The pre-release event of the film took place on 1 May 2024, S. S. Rajamouli, Koratala Siva, Anil Ravipudi, and Gopichand Malineni graced the occasion and launched the trailer.

==Music==

The soundtrack album and background score were composed by Kaala Bhairava and Saregama secured the audio rights. On 19 August 2022, "Emavutundo Manalo" lyrical song was released by director Harish Shankar, the song lyrics was written by Anantha Sriram and was sung by Sid Sriram.

The "Krishnamma" title song was released on 2 September 2022 and sung by Anurag Kulkarni and written by Anantha Siram. on 11 April 2024, "Durgamma" song was released which had lyrics written by Anantha Sriram and sung by Saketh Komanduri. followed by the release of "The Theme of Vengeance" song on 19 April 2024, the song lyrics was written by Anantha Sriram and sung by Dhiipu and Kaala Bhairava.

Krishnamma track listing
| No. | Title | Lyrics | Singer(s) | Length |
|---|---|---|---|---|
| 1. | "Emavutundo Manalo" | Anantha Sriram | Sid Sriram | 4:01 |
| 2. | "Krishnamma Title Song" | Anantha Sriram | Anurag Kulkarni | 4:00 |
| 3. | "Durgamma" | Anantha Sriram | Saketh Komanduri | 3:26 |
| 4. | "The Theme of Vengeance" | Anantha Sriram | Dhiipu Kaala Bhairava | 3:37 |
| Total length: |  |  |  | 15:04 |

==Release==

===Theatrical===
Krishnamma was released on 10 May 2024.

===Distribution===
Mythri Movie Makers and Primeshow Entertainment are jointly distributed the film.

===Home media===
The digital distribution rights of the film were acquired by Amazon Prime Video where it premiered on 17 May 2024.

==Reception==
The Indian Express rated the film two out of five stars and wrote that "Krishnamma has its moments, but it is nothing we haven’t seen on the Telugu screen. It may appeal to viewers who like rural, small-town emotional dramas". The Times of India rated the film three out of five stars and wrote that "Krishnamma stands out for its strong character dynamics and solid performances. It may tread familiar ground, but it does so with enough competence and emotional depth to make it a worthwhile experience for fans of the genre".
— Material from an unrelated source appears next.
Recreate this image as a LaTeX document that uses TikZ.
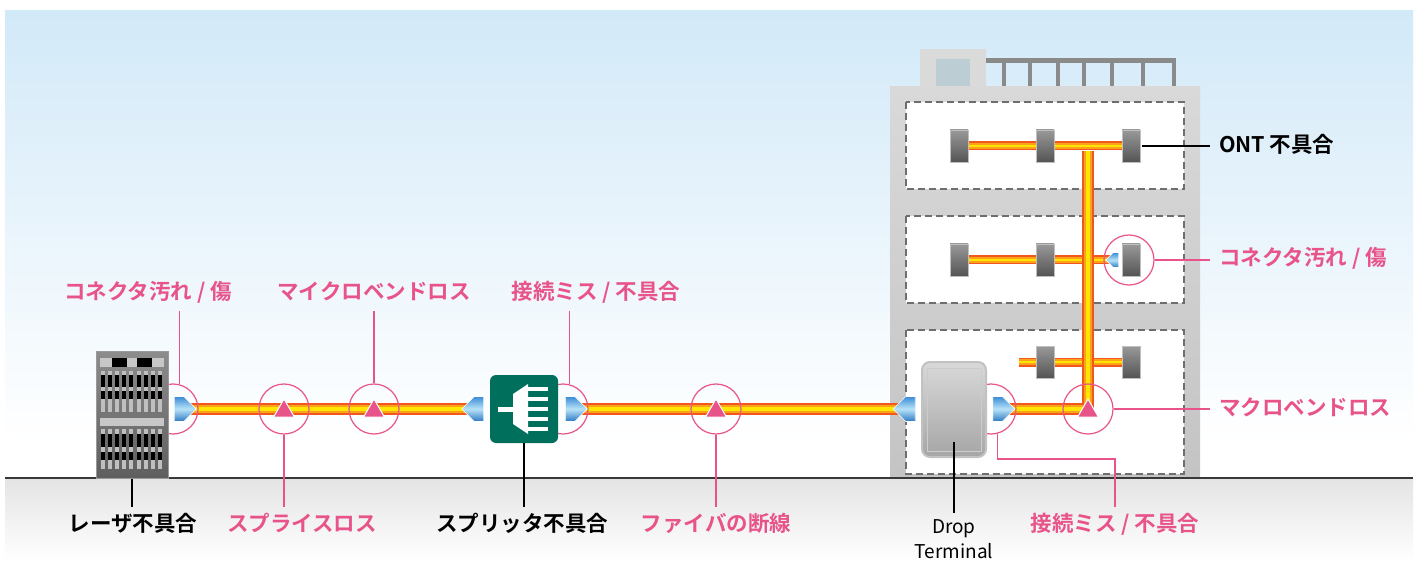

Cinema Express rated the film two-and-a-half out of five stars and wrote that "There are many such moments in Krishnamma, where debutant writer-director VV Gopala Krishna convinces us that his heart is in the right place. Alas, the film falls prey to its predictability and lack of efficient craftsmanship". A critic from Eenadu wrote that "There is no novelty in the story chosen by director Gopalakrishna. Otherwise, the way it is shown in a raw, rustic way is good". Times Now News wrote that "Krishnamma is a revenge drama that doesn't break new ground but it is watchable for its emotional pay-offs only in the second half". Telugucinema.com rated the film two-and-three-quarters out of five and wrote that "Overall, the first half of the doesn’t work much, but the later half holds interest quite well".